Monday, September 24, 2007

What To Do With Junky Neighbors; Tale of a South County Resident

Our neighbors have an awful yard to say the least. From the front it is not too bad, but the side (next to our house) and the back are awful. The BACK is just disgusting. Weeds take over the yard and there is trash/junk everywhere.

We were fortunate that last year (due to their dog constantly getting out and tearing up our yard) they put up a privacy fence which helps. But we just never know what is "living" in their yard. And the fence in the back stops about 8 foot from the end of their property - and behind that is their "garden" and is nothing but weeds - 6-8 feet tall. It worries us as to just what types of animals have made this their home. We back up to the concrete sewer ditch and we have many times seen large "unidentifiable" animals running into the brush. We have called St. Louis County and the fire Marshall, and they will not do anything about it. (Click on photos to enlarge)

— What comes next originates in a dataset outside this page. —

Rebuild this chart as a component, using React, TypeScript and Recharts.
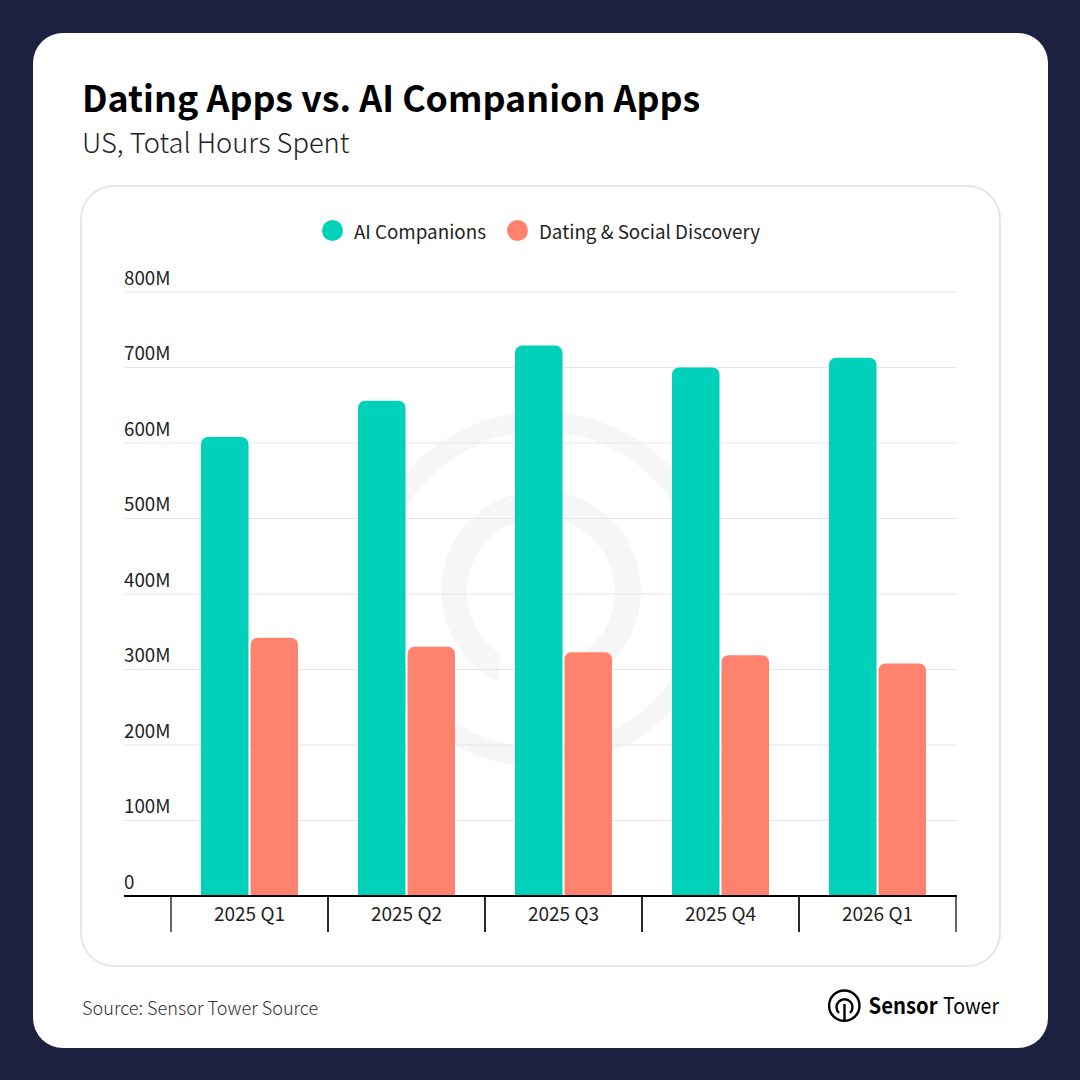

When their garage door is up - it is packed "floor to ceiling, wall to wall" with boxes of junk. They also don’t pay for trash service, most of the time you will see bags and boxes of trash sitting in front of their cars on the driveway, waiting to be put in the trunk of his car to haul and dump at a public trash can. (Neighbors have seen him do this).


Some suggestions and comments:

1 - While we all have a right to our own privacy and lifestyle, it’s a shame that some people are pack rats, just really don’t care what anyone else thinks, and are just down right sloppy and junky.

2 - Someone friendly to the family should discuss with them some of the complaints being heard in the neighborhood and the possible involvement of St. Louis County and Health Officials. Avoid any type of personal confrontation – especially if you’re the next door neighbor.

3 - If there’s a concern regarding any health issues, St. Louis County Health Officials should be notified. They’re probably there, but you just not have seen them . . . yet – mice, rats, roaches, others.

4 - The privacy fence is a big help, but probably not enough.

5 - Weeds over a foot tall should be called to the attention of St. Louis County. Talk to a supervisor as to what the regulations are for weeds in St. Louis County. If the County is not enforcing the regulation, you need to find out WHY.

6 - If you have easy access to the weeded area behind their fence, spray the weeds to kill them with vegetation killer. Be sure you soak the area down pretty good. Repeat as necessary. Don’t use weed killer, use VEGETATION KILLER. The investment is worth it.

7 - I can tell you what you may have living in your storm sewer as we have them in our subdivision – Raccoons and Possums. You could easily have some Skunks but they like to live in the ground, under a porch or someplace cool and dark. They mainly come out at night in the early evening hours. We also have the skunks in our subdivision along with a lovely Red Fox. St. Louis County will not do anything with the wild animals. They will only get involved with cats and dogs.

8 - The Garage? It’s hard to realize why people store $500 worth of junk in their garage while they park a $25,000 automobile in the driveway exposed to vandalism, theft, storm damage, and more. There’s probably not much you can do about their garage situation. I suspect the inside of their house may be similar.

9 - St. Louis County recently introduced an occupancy permit requirement. You may want to consult with this department should you feel their house to be in a deteriorated condition. Check out the information at: This may be a long shot, but worth a try.

10 - If you think you have a rude neighbor, checkout some of the stories about these rude neighbors: Click on HOME and scroll down.

11 - Trail him to where he dumps his trash at a public trash container and photograph him with your cell phone camera (if you have one). Send him a copy of the photo with a strong letter from a “fake” attorney advising him it is illegal to dump his trash there and he is subject to prosecution if he cannot show proof of using a trash service at his home.

12 - I assume this has been discussed with your trustees. Of course you may be the next door neighbor and the others may not be too interested in pursuing this. From a legal standpoint, the trustees could remove the weeds and the mysterious animals and send a bill to the homeowner. Since it probably won’t be paid, you then need to be prepared to file a lien to recover the expenses incurred. The lien expenses should be outlined in the initial notice before any work is done.

This problem is a real nuisance to the surrounding neighbors. While you wish to respect the neighbor's personal life and right to privacy, you also have a right to protect the value of your home and the standards established by the community.